## WHAT THIS TASK INVOLVES:
Exclude the pictures and retype the entries as written.

## EXERCISE DATA:
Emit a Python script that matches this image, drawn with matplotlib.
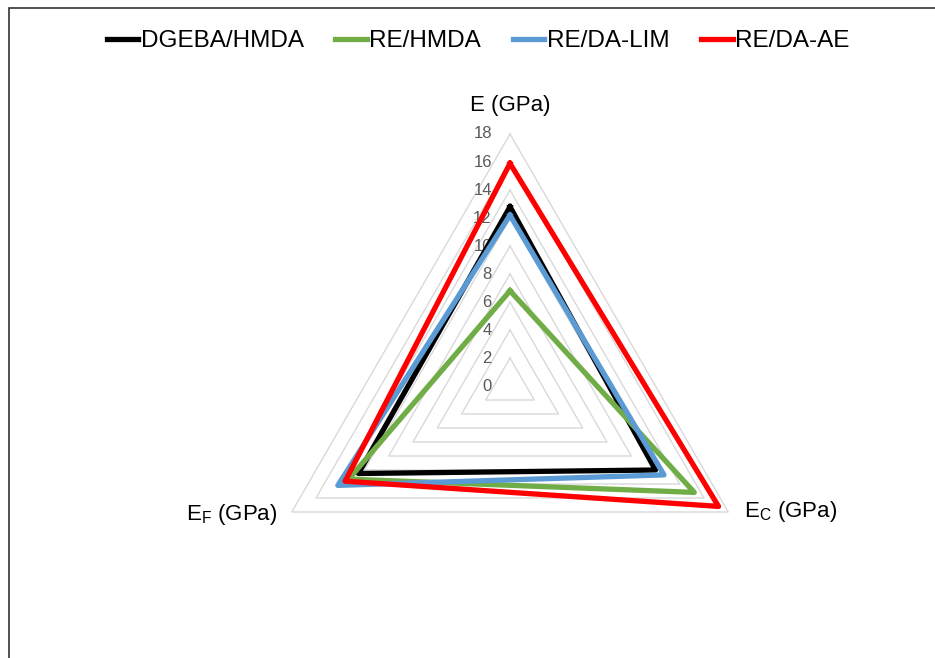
import numpy as np
import matplotlib
matplotlib.use("Agg")
import matplotlib.pyplot as plt
from matplotlib.patches import Rectangle

plt.rcParams['font.family'] = ['Liberation Sans', 'DejaVu Sans']

axes_labels = ["E (GPa)", "E$_\\mathregular{C}$ (GPa)", "E$_\\mathregular{F}$ (GPa)"]
series_names = ["DGEBA/HMDA", "RE/HMDA", "RE/DA-LIM", "RE/DA-AE"]
dgeba_hmda = [12.8, 12.0, 12.5]
re_hmda = [6.8, 15.2, 13.3]
re_da_lim = [12.2, 12.7, 14.2]
re_da_ae = [15.9, 17.2, 13.6]
series_values = [dgeba_hmda, re_hmda, re_da_lim, re_da_ae]
colors = ["#000000", "#70AD47", "#5B9BD5", "#FF0000"]
ticks = list(range(0, 20, 2))
rmax = 18

W, H = 935, 658
fig = plt.figure(figsize=(W / 100, H / 100), dpi=100)
ax = fig.add_axes([0, 0, 1, 1])
cx, cy, scale = 510, 386, 14.0
ax.set_xlim(-cx / scale, (W - cx) / scale)
ax.set_ylim(-(H - cy) / scale, cy / scale)
ax.axis('off')

angles = np.deg2rad([90, -30, 210])

def to_xy(vals):
    v = np.asarray(vals, dtype=float)
    x = v * np.cos(angles)
    y = v * np.sin(angles)
    return np.append(x, x[0]), np.append(y, y[0])

# grid triangles
for t in ticks[1:]:
    gx, gy = to_xy([t, t, t])
    ax.plot(gx, gy, color="#d9d9d9", lw=1.0, zorder=1)

# tick labels
for t in ticks:
    ax.text(-1.3, t, str(t), ha='right', va='center', fontsize=12,
            color="#595959", zorder=2)

# series
for vals, col, name in zip(series_values, colors, series_names):
    sx, sy = to_xy(vals)
    ax.plot(sx, sy, color=col, lw=3.8, solid_joinstyle='round',
            label=name, zorder=3)

# axis labels
ax.text(0, rmax + 2.0, axes_labels[0], ha='center', va='center', fontsize=16)
ex, ey = rmax * np.cos(angles[1]), rmax * np.sin(angles[1])
ax.text(ex + 1.1, ey - 0.0, axes_labels[1], ha='left', va='center', fontsize=16)
fx, fy = rmax * np.cos(angles[2]), rmax * np.sin(angles[2])
ax.text(fx - 1.0, fy - 0.2, axes_labels[2], ha='right', va='center', fontsize=16)

fig.legend(loc='center', bbox_to_anchor=(478 / W, 1 - 41 / H), ncol=4,
           frameon=False, fontsize=17.5, handlelength=1.3, handletextpad=0.1,
           columnspacing=1.3)

fig.patches.append(Rectangle((8.5 / W, -0.1), 1.2, 1.1 - 7.5 / H,
                             transform=fig.transFigure, fill=False,
                             edgecolor="#333333", lw=1.2))

fig.savefig("out.png", dpi=100)
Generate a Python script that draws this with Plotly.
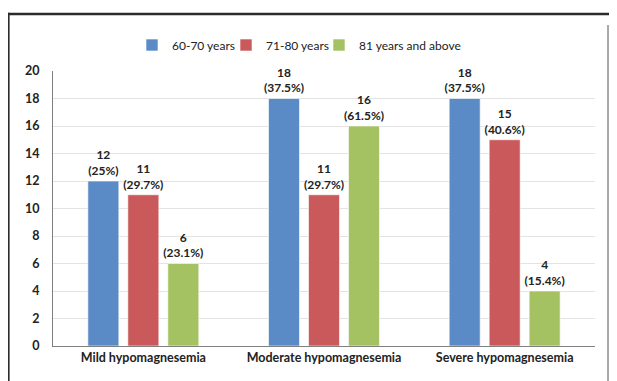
import plotly.graph_objects as go

categories = ["Mild hypomagnesemia", "Moderate hypomagnesemia", "Severe hypomagnesemia"]
series_names = ["60-70 years", "71-80 years", "81 years and above"]
values_60_70 = [12, 18, 18]
values_71_80 = [11, 11, 15]
values_81_up = [6, 16, 4]
pct_60_70 = ["25%", "37.5%", "37.5%"]
pct_71_80 = ["29.7%", "29.7%", "40.6%"]
pct_81_up = ["23.1%", "61.5%", "15.4%"]
y_ticks = [0, 2, 4, 6, 8, 10, 12, 14, 16, 18, 20]

colors = ["#5B8BC7", "#C9595A", "#A5C263"]
FONT = "Lato"

# page body has an 8px margin: figure drawn 8px right/down of window origin
W, H = 609, 373
L, R, T, B = 45, 22, 63, 35
PW = W - L - R
PH = H - T - B

legend_ids = ["legend", "legend2", "legend3"]
legend_text_x = [166, 260, 353]   # figure px where legend text should start

fig = go.Figure()
for name, vals, pcts, col, lid in zip(series_names,
                                      [values_60_70, values_71_80, values_81_up],
                                      [pct_60_70, pct_71_80, pct_81_up], colors, legend_ids):
    fig.add_trace(go.Bar(
        name=name, x=categories, y=vals, legend=lid,
        marker=dict(color=col, line=dict(color="rgba(255,255,255,0.6)", width=1)),
        text=[f"<b>{v}<br>({p})</b>" for v, p in zip(vals, pcts)],
        textposition="outside", cliponaxis=False, constraintext="none",
        textfont=dict(family=FONT, size=12, color="#222222"),
    ))

legend_y = 1 + 26 / PH
leg_common = dict(orientation="h", xanchor="left", y=legend_y, yanchor="middle",
                  font=dict(family=FONT, size=12, color="#222222"), itemwidth=30,
                  bgcolor="rgba(0,0,0,0)")
legends = {}
for lid, tx in zip(legend_ids, legend_text_x):
    legends[lid] = dict(leg_common, x=(tx - 42 - L) / PW)

fig.update_layout(
    width=W, height=H,
    margin=dict(l=L, r=R, t=T, b=B, autoexpand=False),
    paper_bgcolor="white", plot_bgcolor="white",
    barmode="group", bargap=0.336, bargroupgap=0.225,
    font=dict(family=FONT, size=12, color="#222222"),
    showlegend=True,
    **legends,
    xaxis=dict(showline=True, linecolor="#808080", linewidth=1, ticks="",
               automargin=False,
               tickfont=dict(family=FONT, size=12.5, color="#222222", weight="bold")),
    yaxis=dict(range=[0, 20], tickvals=y_ticks, showgrid=True, gridcolor="#E3E3E3",
               showline=True, linecolor="#808080", linewidth=1, zeroline=False,
               ticks="", ticklabelstandoff=10, automargin=False,
               tickfont=dict(family=FONT, size=12.5, color="#222222", weight="bold")),
    shapes=[
        dict(type="line", xref="paper", yref="paper", xsizemode="pixel", ysizemode="pixel",
             xanchor=0, yanchor=1, x0=-45, x1=W, y0=57, y1=57,
             line=dict(color="#2b2b2b", width=2.5)),
        dict(type="line", xref="paper", yref="paper", xsizemode="pixel", ysizemode="pixel",
             xanchor=0, yanchor=1, x0=-44.5, x1=-44.5, y0=58.2, y1=-320,
             line=dict(color="#2b2b2b", width=2.2)),
        dict(type="line", xref="paper", yref="paper", xsizemode="pixel", ysizemode="pixel",
             xanchor=0, yanchor=1, x0=555, x1=555, y0=46, y1=-320,
             line=dict(color="#555555", width=1)),
    ],
)

fig.write_html("out.html")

## WRITTEN REPLY:
Emit a Python script that matches this image, drawn with matplotlib.
import numpy as np
import matplotlib
matplotlib.use("Agg")
import matplotlib.pyplot as plt
from matplotlib.patches import Rectangle

plt.rcParams['font.family'] = ['Liberation Sans', 'DejaVu Sans']

axes_labels = ["E (GPa)", "E$_\\mathregular{C}$ (GPa)", "E$_\\mathregular{F}$ (GPa)"]
series_names = ["DGEBA/HMDA", "RE/HMDA", "RE/DA-LIM", "RE/DA-AE"]
dgeba_hmda = [12.8, 12.0, 12.5]
re_hmda = [6.8, 15.2, 13.3]
re_da_lim = [12.2, 12.7, 14.2]
re_da_ae = [15.9, 17.2, 13.6]
series_values = [dgeba_hmda, re_hmda, re_da_lim, re_da_ae]
colors = ["#000000", "#70AD47", "#5B9BD5", "#FF0000"]
ticks = list(range(0, 20, 2))
rmax = 18

W, H = 935, 658
fig = plt.figure(figsize=(W / 100, H / 100), dpi=100)
ax = fig.add_axes([0, 0, 1, 1])
cx, cy, scale = 510, 386, 14.0
ax.set_xlim(-cx / scale, (W - cx) / scale)
ax.set_ylim(-(H - cy) / scale, cy / scale)
ax.axis('off')

angles = np.deg2rad([90, -30, 210])

def to_xy(vals):
    v = np.asarray(vals, dtype=float)
    x = v * np.cos(angles)
    y = v * np.sin(angles)
    return np.append(x, x[0]), np.append(y, y[0])

# grid triangles
for t in ticks[1:]:
    gx, gy = to_xy([t, t, t])
    ax.plot(gx, gy, color="#d9d9d9", lw=1.0, zorder=1)

# tick labels
for t in ticks:
    ax.text(-1.3, t, str(t), ha='right', va='center', fontsize=12,
            color="#595959", zorder=2)

# series
for vals, col, name in zip(series_values, colors, series_names):
    sx, sy = to_xy(vals)
    ax.plot(sx, sy, color=col, lw=3.8, solid_joinstyle='round',
            label=name, zorder=3)

# axis labels
ax.text(0, rmax + 2.0, axes_labels[0], ha='center', va='center', fontsize=16)
ex, ey = rmax * np.cos(angles[1]), rmax * np.sin(angles[1])
ax.text(ex + 1.1, ey - 0.0, axes_labels[1], ha='left', va='center', fontsize=16)
fx, fy = rmax * np.cos(angles[2]), rmax * np.sin(angles[2])
ax.text(fx - 1.0, fy - 0.2, axes_labels[2], ha='right', va='center', fontsize=16)

fig.legend(loc='center', bbox_to_anchor=(478 / W, 1 - 41 / H), ncol=4,
           frameon=False, fontsize=17.5, handlelength=1.3, handletextpad=0.1,
           columnspacing=1.3)

fig.patches.append(Rectangle((8.5 / W, -0.1), 1.2, 1.1 - 7.5 / H,
                             transform=fig.transFigure, fill=False,
                             edgecolor="#333333", lw=1.2))

fig.savefig("out.png", dpi=100)
Generate a Python script that draws this with Plotly.
import plotly.graph_objects as go

categories = ["Mild hypomagnesemia", "Moderate hypomagnesemia", "Severe hypomagnesemia"]
series_names = ["60-70 years", "71-80 years", "81 years and above"]
values_60_70 = [12, 18, 18]
values_71_80 = [11, 11, 15]
values_81_up = [6, 16, 4]
pct_60_70 = ["25%", "37.5%", "37.5%"]
pct_71_80 = ["29.7%", "29.7%", "40.6%"]
pct_81_up = ["23.1%", "61.5%", "15.4%"]
y_ticks = [0, 2, 4, 6, 8, 10, 12, 14, 16, 18, 20]

colors = ["#5B8BC7", "#C9595A", "#A5C263"]
FONT = "Lato"

# page body has an 8px margin: figure drawn 8px right/down of window origin
W, H = 609, 373
L, R, T, B = 45, 22, 63, 35
PW = W - L - R
PH = H - T - B

legend_ids = ["legend", "legend2", "legend3"]
legend_text_x = [166, 260, 353]   # figure px where legend text should start

fig = go.Figure()
for name, vals, pcts, col, lid in zip(series_names,
                                      [values_60_70, values_71_80, values_81_up],
                                      [pct_60_70, pct_71_80, pct_81_up], colors, legend_ids):
    fig.add_trace(go.Bar(
        name=name, x=categories, y=vals, legend=lid,
        marker=dict(color=col, line=dict(color="rgba(255,255,255,0.6)", width=1)),
        text=[f"<b>{v}<br>({p})</b>" for v, p in zip(vals, pcts)],
        textposition="outside", cliponaxis=False, constraintext="none",
        textfont=dict(family=FONT, size=12, color="#222222"),
    ))

legend_y = 1 + 26 / PH
leg_common = dict(orientation="h", xanchor="left", y=legend_y, yanchor="middle",
                  font=dict(family=FONT, size=12, color="#222222"), itemwidth=30,
                  bgcolor="rgba(0,0,0,0)")
legends = {}
for lid, tx in zip(legend_ids, legend_text_x):
    legends[lid] = dict(leg_common, x=(tx - 42 - L) / PW)

fig.update_layout(
    width=W, height=H,
    margin=dict(l=L, r=R, t=T, b=B, autoexpand=False),
    paper_bgcolor="white", plot_bgcolor="white",
    barmode="group", bargap=0.336, bargroupgap=0.225,
    font=dict(family=FONT, size=12, color="#222222"),
    showlegend=True,
    **legends,
    xaxis=dict(showline=True, linecolor="#808080", linewidth=1, ticks="",
               automargin=False,
               tickfont=dict(family=FONT, size=12.5, color="#222222", weight="bold")),
    yaxis=dict(range=[0, 20], tickvals=y_ticks, showgrid=True, gridcolor="#E3E3E3",
               showline=True, linecolor="#808080", linewidth=1, zeroline=False,
               ticks="", ticklabelstandoff=10, automargin=False,
               tickfont=dict(family=FONT, size=12.5, color="#222222", weight="bold")),
    shapes=[
        dict(type="line", xref="paper", yref="paper", xsizemode="pixel", ysizemode="pixel",
             xanchor=0, yanchor=1, x0=-45, x1=W, y0=57, y1=57,
             line=dict(color="#2b2b2b", width=2.5)),
        dict(type="line", xref="paper", yref="paper", xsizemode="pixel", ysizemode="pixel",
             xanchor=0, yanchor=1, x0=-44.5, x1=-44.5, y0=58.2, y1=-320,
             line=dict(color="#2b2b2b", width=2.2)),
        dict(type="line", xref="paper", yref="paper", xsizemode="pixel", ysizemode="pixel",
             xanchor=0, yanchor=1, x0=555, x1=555, y0=46, y1=-320,
             line=dict(color="#555555", width=1)),
    ],
)

fig.write_html("out.html")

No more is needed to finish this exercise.